To perform prediction inference linear regression analysis in Minitab:

  1. From the menu bar select Stat > Regression > Regression
  2. In the window box by Response enter the variable Final
  3. In the window box by Predictors enter the variable Quiz Average
  4. Click the Options button and in the text box under "Prediction intervals for new observations" enter 84.44 and verify that 95 is entered in the "Confidence Level" text box. Click OK
  5. Click OK
  6. Click the Storage button and select Residuals. Click OK
  7. Click OK again.

To perform prediction inference linear regression analysis in SPSS:

  1. Open SPSS without data
  2. Click Analyze > Regression > Linear
  3. Click the variable Final and move to the text box for Dependent
  4. Click the variable Quiz_Average and move to the text window for Independent(s)
  5. Click the button Save and select Mean and Individual under the heading Prediction Intervals
  6. Click Continue
  7. Click OK

The output and first 4 rows in the worksheet are as follows:

SPSS output for confidence intervals and prediction intervals. We can find confidence intervals under LMCI and UMCI, and prediction intervals under LICI and UICI.

The confidence interval which can be found in the output window under the heading 95% CI in Minitab and in the SPSS data spreadsheet under the LMCI and UMCI headings is (72.79, 78.33). This is interpreted as "We are 95% confident that the true mean Final exam score for students with an 84.44 Quiz Average is between 72.79% and 78.33%.

The prediction interval which can be found in the output window under the heading 95% PI in Minitab and in the SPSS data spreadsheet under the LICI and UICI headings is (55.84, 95.28). This is interpreted as "We are 95% confident that the true Final exam score for a student with an 84.44 Quiz Average is between 55.84% and 95.28%.

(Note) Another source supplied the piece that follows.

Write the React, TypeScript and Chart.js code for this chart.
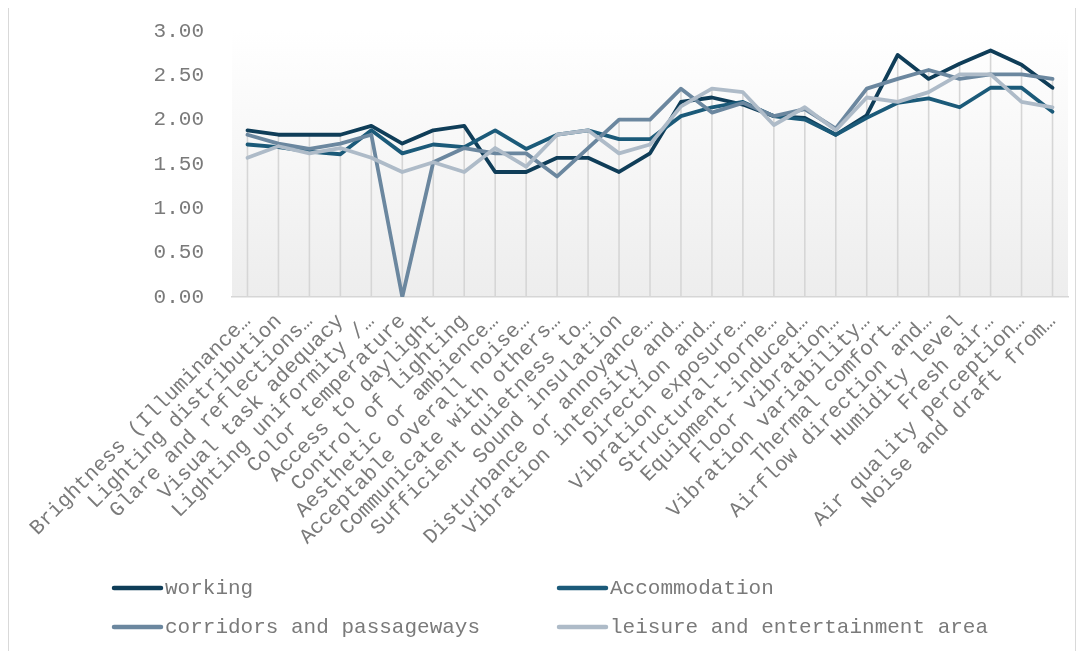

You should notice that the confidence interval is narrower than the prediction interval which makes sense intuitively. Since the confidence interval is estimating an average or mean response for all students with this quiz average you should expect that to be more precise than the prediction of the exact Final score for just one student.

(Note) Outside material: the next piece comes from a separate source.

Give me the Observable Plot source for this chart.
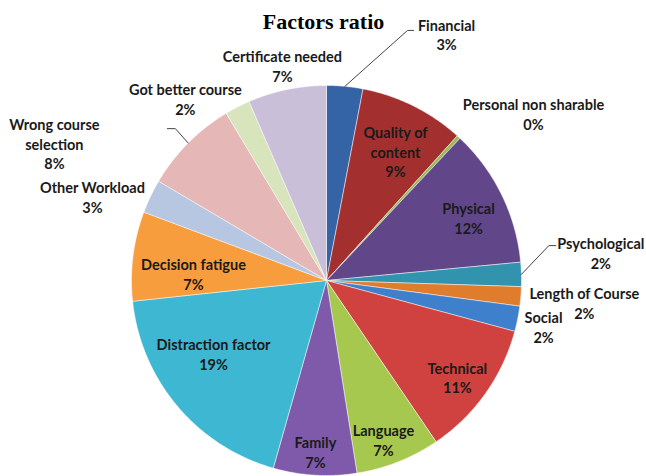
<!DOCTYPE html>
<html><head><meta charset="utf-8">
<script src="https://cdn.jsdelivr.net/npm/d3@7"></script>
<script src="https://cdn.jsdelivr.net/npm/@observablehq/plot@0.6"></script>
<style>body{margin:0;background:#fff;overflow:hidden}</style>
</head><body><div id="chart"></div>
<script>
// ---- data ----
const factors = ["Financial", "Quality of content", "Personal non sharable", "Physical", "Psychological",
  "Length of Course", "Social", "Technical", "Language", "Family", "Distraction factor",
  "Decision fatigue", "Other Workload", "Wrong course selection", "Got better course", "Certificate needed"];
const shares = [3.0, 8.7, 0.3, 11.5, 2.0, 1.6, 2.1, 11.3, 7.0, 6.9, 18.9, 7.4, 2.8, 7.9, 2.1, 6.5];
const colors = ["#3564A6", "#A3302F", "#9BBB59", "#61478A", "#3193AE", "#E07D2C", "#3F80CD", "#D0423F",
  "#A6C84E", "#7F5AAB", "#3EB7D3", "#F79D3E", "#B7C7E2", "#E5B7B6", "#D7E4BC", "#CABFD9"];
const labelLines = [["Financial"], ["Quality of", "content"], ["Personal non sharable"], ["Physical"],
  ["Psychological"], ["Length of Course"], ["Social"], ["Technical"], ["Language"], ["Family"],
  ["Distraction factor"], ["Decision fatigue"], ["Other Workload"], ["Wrong course", "selection"],
  ["Got better course"], ["Certificate needed"]];
const title = "Factors ratio";

// ---- layout (label placement: angle clockwise from 12 o'clock, distance in radii) ----
const labelAngle = [26.0, 28.1, 51.1, 66.1, 84.2, 94.9, 102.0, 126.5, 160.3, 183.7, 237.1, 273.0, 289.7, 296.7, 322.2, 348.4];
const labelDist = [1.404, 0.751, 1.364, 0.797, 1.414, 1.327, 1.138, 0.835, 0.866, 0.879, 0.690, 0.683, 1.275, 1.562, 1.181, 1.125];
// leader lines: slice index, elbow and end offsets (px) from the label centre
const leaders = [
  {i: 0, ex: -39, ey: -4, tx: -33},
  {i: 4, ex: -52, ey: -7, tx: -45},
  {i: 13, ex: 121, ey: -15, tx: 113}
];

const W = 646, H = 476, CX = 326, CY = 280, R = 195;

const rows = factors.map((f, i) => ({name: f, share: shares[i], color: colors[i], lines: labelLines[i]}));
const arcs = d3.pie().sort(null).value(d => d.share)(rows);

const pt = (a, r) => [Math.sin(a) * r, -Math.cos(a) * r];

// polygon outline of each slice (in radius units, y downward)
const slicePts = [];
arcs.forEach(a => {
  const n = Math.max(2, Math.ceil((a.endAngle - a.startAngle) / (Math.PI / 360)));
  slicePts.push({name: a.data.name, color: a.data.color, x: 0, y: 0});
  for (let k = 0; k <= n; k++) {
    const t = a.startAngle + (a.endAngle - a.startAngle) * k / n;
    const [x, y] = pt(t, 1);
    slicePts.push({name: a.data.name, color: a.data.color, x, y});
  }
  slicePts.push({name: a.data.name, color: a.data.color, x: 0, y: 0});
});

const labels = arcs.map((a, i) => {
  const [x, y] = pt(labelAngle[i] * Math.PI / 180, labelDist[i]);
  return {x, y, text: a.data.lines.join("\n") + "\n" + Math.round(a.data.share) + "%"};
});

const leaderPts = [];
leaders.forEach((l, j) => {
  const a = arcs[l.i];
  const mid = (a.startAngle + a.endAngle) / 2;
  const [sx, sy] = pt(mid, 1);
  const lab = labels[l.i];
  leaderPts.push({k: j, x: sx, y: sy});
  leaderPts.push({k: j, x: lab.x + l.ex / R, y: lab.y + l.ey / R});
  leaderPts.push({k: j, x: lab.x + l.tx / R, y: lab.y + l.ey / R});
});

const chart = Plot.plot({
  width: W, height: H, margin: 0,
  x: {domain: [-CX / R, (W - CX) / R], range: [0, W], axis: null},
  y: {domain: [-CY / R, (H - CY) / R], range: [0, H], axis: null},
  color: {type: "identity"},
  style: {background: "#fff"},
  marks: [
    Plot.line(slicePts, {x: "x", y: "y", z: "name", fill: "color", stroke: "#fff", strokeWidth: 0.6, strokeOpacity: 0.8, curve: "linear"}),
    Plot.line(leaderPts, {x: "x", y: "y", z: "k", stroke: "#444", strokeWidth: 1}),
    Plot.text(labels, {x: "x", y: "y", text: "text", fontSize: 14.5, fontWeight: "bold", fontFamily: "Lato, 'Open Sans', sans-serif", fill: "#1a1a1a", lineHeight: 1.35}),
    Plot.text([title], {frameAnchor: "top", dy: 21, text: d => d, fontSize: 22, fontWeight: "bold", fontFamily: "'Liberation Serif', 'DejaVu Serif', serif", fill: "#000", lineAnchor: "middle"})
  ]
});
document.getElementById("chart").append(chart);
</script>
</body></html>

Checking Assumptions in Linear Regression

  1. There exists a linear relationship between the y and x. This can be graphically represented by creating a scatterplot of y versus x.
  2. The error terms are independent for each value of y. The regression model would not be appropriate if the final exam scores were not of different students.
  3. The variance of the error is same for all values of x. That is, the points are assumed to fall in a band of similar widths on either side of the line. Again we can employ a scatterplot of the residuals versus the predictor variable. For constant variance we would expect this graph to show a random scatter of points. If the plot showed a pattern (e.g. a megaphone shape where the residuals became more varied as x increased) this would be an indicator that the constant variance assumption was being violated. (See the following Residual Plot. The plot shows a random scatter without evidence of any clear pattern.)
  4. The error terms follow a normal distribution with a mean of zero and a variance σ2. This, too, can be tested using a significance test. By storing the residuals we can:
    • In Minitab: return to Graph > Probability Plot > Single and enter the column with the residuals into the window for "Graph variables" and click OK.
    • In SPSS: Click Analyze > Descriptive Statistics > Q-Q Plot, then Click the variable Unstandardized Residuals and move to the text window for Variables 3. Click OK.
    The null hypothesis is that the residuals follow a normal distribution so here we are interested in a p-value that is greater than 0.05 as we do not want to reject H0. Rejecting H0 would indicate that the normality assumption has been violated, however, keep in mind that the central limit theorem can be invoked if our sample size is large. (See the following Normal Probability Plot. With a p-value of 0.931 we would not reject H0 and therefore assume that the residuals follow a normal distribution.)